GIVEN MATERIAL:
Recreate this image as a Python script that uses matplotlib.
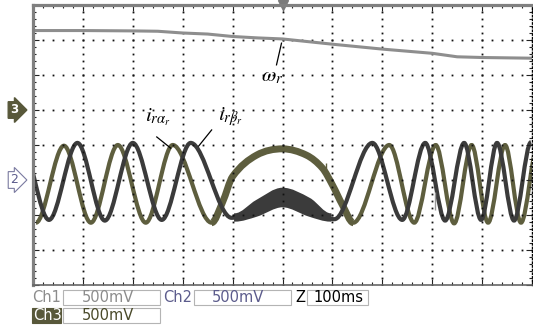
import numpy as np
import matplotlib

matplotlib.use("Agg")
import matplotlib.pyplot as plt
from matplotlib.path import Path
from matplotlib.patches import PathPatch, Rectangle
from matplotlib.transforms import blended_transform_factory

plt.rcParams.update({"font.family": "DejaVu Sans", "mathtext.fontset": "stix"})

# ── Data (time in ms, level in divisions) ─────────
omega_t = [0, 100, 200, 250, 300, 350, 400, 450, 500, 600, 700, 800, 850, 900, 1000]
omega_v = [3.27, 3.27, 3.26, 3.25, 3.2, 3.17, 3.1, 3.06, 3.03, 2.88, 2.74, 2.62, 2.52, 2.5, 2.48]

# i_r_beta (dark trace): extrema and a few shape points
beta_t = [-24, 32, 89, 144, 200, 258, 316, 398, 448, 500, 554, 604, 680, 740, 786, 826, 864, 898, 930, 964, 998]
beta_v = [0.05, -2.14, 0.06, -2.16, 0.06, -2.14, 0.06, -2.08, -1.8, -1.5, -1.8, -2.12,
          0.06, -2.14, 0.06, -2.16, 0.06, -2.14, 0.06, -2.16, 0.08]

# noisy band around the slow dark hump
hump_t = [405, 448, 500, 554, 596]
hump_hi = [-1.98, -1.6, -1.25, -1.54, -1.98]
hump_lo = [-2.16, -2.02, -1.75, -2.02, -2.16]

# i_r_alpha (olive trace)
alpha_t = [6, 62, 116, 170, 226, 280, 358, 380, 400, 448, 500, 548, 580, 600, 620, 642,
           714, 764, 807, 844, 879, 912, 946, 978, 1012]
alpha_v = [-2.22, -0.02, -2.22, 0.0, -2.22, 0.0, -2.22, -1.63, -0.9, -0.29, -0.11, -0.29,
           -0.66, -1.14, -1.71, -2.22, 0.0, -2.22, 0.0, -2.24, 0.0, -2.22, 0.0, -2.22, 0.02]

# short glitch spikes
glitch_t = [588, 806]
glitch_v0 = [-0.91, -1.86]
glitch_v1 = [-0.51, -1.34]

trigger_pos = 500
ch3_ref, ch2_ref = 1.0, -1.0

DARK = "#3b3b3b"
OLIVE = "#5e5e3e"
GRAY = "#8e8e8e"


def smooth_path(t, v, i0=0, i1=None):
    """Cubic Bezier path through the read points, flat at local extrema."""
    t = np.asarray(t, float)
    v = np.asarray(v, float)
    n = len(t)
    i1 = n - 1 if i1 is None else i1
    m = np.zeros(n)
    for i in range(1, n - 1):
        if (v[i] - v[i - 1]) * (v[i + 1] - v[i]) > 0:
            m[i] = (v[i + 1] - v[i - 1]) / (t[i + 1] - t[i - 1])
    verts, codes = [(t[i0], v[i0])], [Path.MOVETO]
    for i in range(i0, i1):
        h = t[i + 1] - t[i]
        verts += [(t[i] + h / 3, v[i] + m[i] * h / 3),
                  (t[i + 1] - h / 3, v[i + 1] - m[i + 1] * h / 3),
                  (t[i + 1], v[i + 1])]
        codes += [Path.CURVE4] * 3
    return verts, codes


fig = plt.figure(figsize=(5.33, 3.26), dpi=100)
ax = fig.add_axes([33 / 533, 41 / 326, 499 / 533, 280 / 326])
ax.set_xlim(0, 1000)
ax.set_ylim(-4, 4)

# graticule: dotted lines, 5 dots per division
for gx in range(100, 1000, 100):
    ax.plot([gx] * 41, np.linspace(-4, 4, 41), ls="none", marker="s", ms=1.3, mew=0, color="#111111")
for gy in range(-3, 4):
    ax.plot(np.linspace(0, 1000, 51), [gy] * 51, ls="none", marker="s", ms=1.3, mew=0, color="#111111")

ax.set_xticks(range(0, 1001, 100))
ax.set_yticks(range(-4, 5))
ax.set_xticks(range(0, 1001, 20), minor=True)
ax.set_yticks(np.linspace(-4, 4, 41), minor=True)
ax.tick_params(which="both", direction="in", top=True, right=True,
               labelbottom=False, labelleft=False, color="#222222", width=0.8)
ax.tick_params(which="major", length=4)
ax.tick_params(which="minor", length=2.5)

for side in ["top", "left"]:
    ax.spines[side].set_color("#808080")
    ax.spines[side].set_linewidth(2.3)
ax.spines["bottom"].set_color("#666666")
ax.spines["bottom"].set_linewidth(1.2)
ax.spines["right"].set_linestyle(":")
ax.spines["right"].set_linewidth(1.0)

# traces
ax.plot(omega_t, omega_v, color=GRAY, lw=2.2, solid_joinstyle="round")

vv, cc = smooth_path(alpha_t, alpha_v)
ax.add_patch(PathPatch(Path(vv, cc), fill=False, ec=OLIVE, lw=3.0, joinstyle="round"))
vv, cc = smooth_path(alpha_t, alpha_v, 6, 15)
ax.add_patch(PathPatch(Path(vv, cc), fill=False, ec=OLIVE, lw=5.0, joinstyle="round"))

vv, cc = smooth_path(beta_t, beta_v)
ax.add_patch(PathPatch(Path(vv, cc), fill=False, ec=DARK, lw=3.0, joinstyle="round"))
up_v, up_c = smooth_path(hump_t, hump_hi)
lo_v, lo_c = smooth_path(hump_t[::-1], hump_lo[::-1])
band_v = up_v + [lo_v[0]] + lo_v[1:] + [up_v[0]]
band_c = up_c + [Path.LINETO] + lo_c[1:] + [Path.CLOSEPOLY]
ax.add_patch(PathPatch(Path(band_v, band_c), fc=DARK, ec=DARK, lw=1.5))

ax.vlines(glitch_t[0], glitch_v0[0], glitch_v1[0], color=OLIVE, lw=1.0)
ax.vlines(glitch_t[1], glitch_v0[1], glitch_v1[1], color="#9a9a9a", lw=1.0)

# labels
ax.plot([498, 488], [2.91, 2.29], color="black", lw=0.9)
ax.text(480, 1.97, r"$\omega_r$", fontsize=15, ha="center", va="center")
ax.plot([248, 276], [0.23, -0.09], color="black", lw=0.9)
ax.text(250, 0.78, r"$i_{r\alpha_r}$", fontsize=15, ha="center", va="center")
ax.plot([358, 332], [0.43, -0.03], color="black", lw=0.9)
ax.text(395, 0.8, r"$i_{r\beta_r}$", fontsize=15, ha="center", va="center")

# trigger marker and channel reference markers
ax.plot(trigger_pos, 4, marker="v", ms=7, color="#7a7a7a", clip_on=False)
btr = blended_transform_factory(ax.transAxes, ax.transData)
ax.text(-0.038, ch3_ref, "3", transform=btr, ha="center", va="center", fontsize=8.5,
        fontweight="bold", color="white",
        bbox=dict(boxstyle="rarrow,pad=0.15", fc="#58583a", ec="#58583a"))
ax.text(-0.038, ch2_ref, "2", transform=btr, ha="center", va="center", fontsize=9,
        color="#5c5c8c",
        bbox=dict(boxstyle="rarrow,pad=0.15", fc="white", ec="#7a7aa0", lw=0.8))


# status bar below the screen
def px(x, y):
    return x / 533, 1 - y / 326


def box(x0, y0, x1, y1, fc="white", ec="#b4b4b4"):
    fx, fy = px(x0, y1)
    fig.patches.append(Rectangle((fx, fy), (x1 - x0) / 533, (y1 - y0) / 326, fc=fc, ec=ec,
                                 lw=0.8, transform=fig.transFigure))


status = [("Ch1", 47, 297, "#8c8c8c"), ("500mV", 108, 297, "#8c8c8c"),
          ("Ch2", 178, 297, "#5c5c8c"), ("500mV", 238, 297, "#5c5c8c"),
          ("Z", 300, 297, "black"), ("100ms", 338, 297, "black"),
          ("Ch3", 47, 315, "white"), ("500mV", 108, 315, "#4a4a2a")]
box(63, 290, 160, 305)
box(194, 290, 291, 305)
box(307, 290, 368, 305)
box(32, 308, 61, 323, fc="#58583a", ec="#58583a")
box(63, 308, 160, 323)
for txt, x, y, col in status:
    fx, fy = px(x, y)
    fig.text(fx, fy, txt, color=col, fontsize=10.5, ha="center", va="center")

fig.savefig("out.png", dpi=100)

SET TASK: From the first line of the material down to the line containing "2.52, 2.5, 2.48]", inclusive, return each line exactly, skipping any picture.

TASK ANSWER:
Recreate this image as a Python script that uses matplotlib.
import numpy as np
import matplotlib

matplotlib.use("Agg")
import matplotlib.pyplot as plt
from matplotlib.path import Path
from matplotlib.patches import PathPatch, Rectangle
from matplotlib.transforms import blended_transform_factory

plt.rcParams.update({"font.family": "DejaVu Sans", "mathtext.fontset": "stix"})

# ── Data (time in ms, level in divisions) ─────────
omega_t = [0, 100, 200, 250, 300, 350, 400, 450, 500, 600, 700, 800, 850, 900, 1000]
omega_v = [3.27, 3.27, 3.26, 3.25, 3.2, 3.17, 3.1, 3.06, 3.03, 2.88, 2.74, 2.62, 2.52, 2.5, 2.48]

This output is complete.